Microsoft’s plans for Windows 12

Microsoft plans to make Windows 12 a more modern operating system (OS) with faster updates, improved security and integration of artificial intelligence.

That’s what sources familiar with the software giant’s development plans for the upcoming operating system reportedly told Windows Central’s Zac Bowden.

Bowden, known for his accurate early reporting on early and unreleased Windows features, said Microsoft was working on a project called CorePC, a modular and customizable variant of Windows that will be compatible with different devices.

CorePC is expected to be the underlying architecture for Windows 12, codenamed “Hudson Valley.”

The major difference between CorePC and existing Windows architecture is that it is state-separated.

Status separation enables faster updates and better security through read-only partitions that users and third-party apps cannot access. This is similar to how Android and iPadOS function.

In contrast, existing versions of Windows write all data, including system files, user documents and application files, to a single writable partition.

Microsoft previously worked on a state-separated architecture with Windows 10X for dual-screen devices, part of a now-canceled project called Core OS.

windows 10 x

While that initiative focused on building a lightweight version of Windows from the ground up, CorePC strips Windows down to its core functions – with different levels of features designed for specific usage scenarios.

Bowden said his sources argued that this version of Windows could really compete with ChromeOS in terms of storage capacity, performance and efficiency.

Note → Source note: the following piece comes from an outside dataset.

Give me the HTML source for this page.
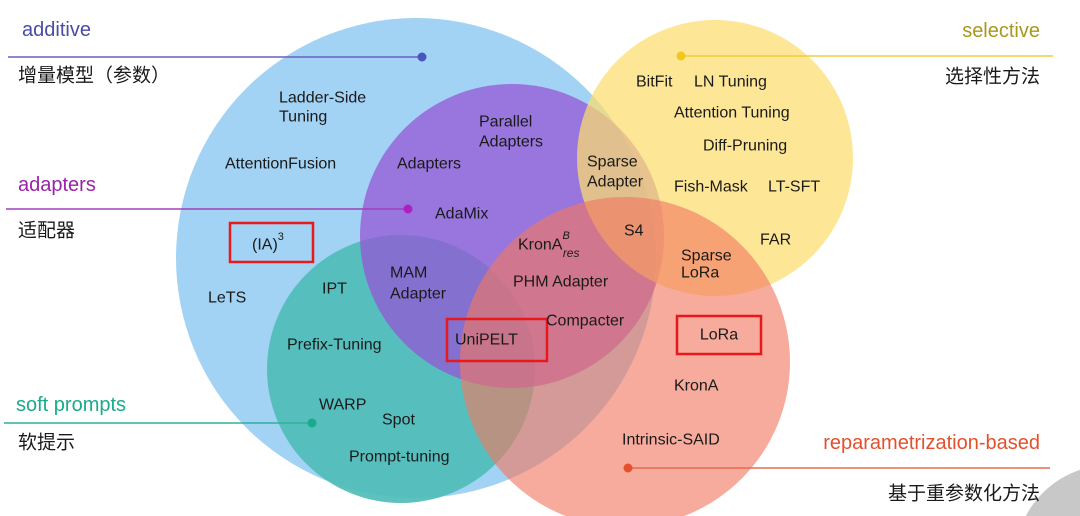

One version of CorePC designed for elementary school computers can only run the Edge browser, Web and Android apps and the Office suite and is currently being tested.

Another iteration supports the full set of Windows features, but with state separation enabled.

For older apps that require a shared-state operating system, Microsoft is developing a compatibility layer called Neon.

Following Apple’s lead, Microsoft is also testing a CorePC variant that Bowden described as “silicon-optimized.”

It focuses on reducing legacy overhead, artificial intelligence (AI) capabilities and vertically optimized hardware and software experiences.

Among the AI capabilities currently under development is a feature that will allow Windows to analyze content being displayed and provide contextual cues to quickly launch projects or apps based on that information.

In addition, the AI can identify subjects in photos and allow users to cut and paste them for use elsewhere.

Windows 12 is expected to launch in 2024, but it remains to be seen whether it will be delivered with CorePC as the underlying architecture.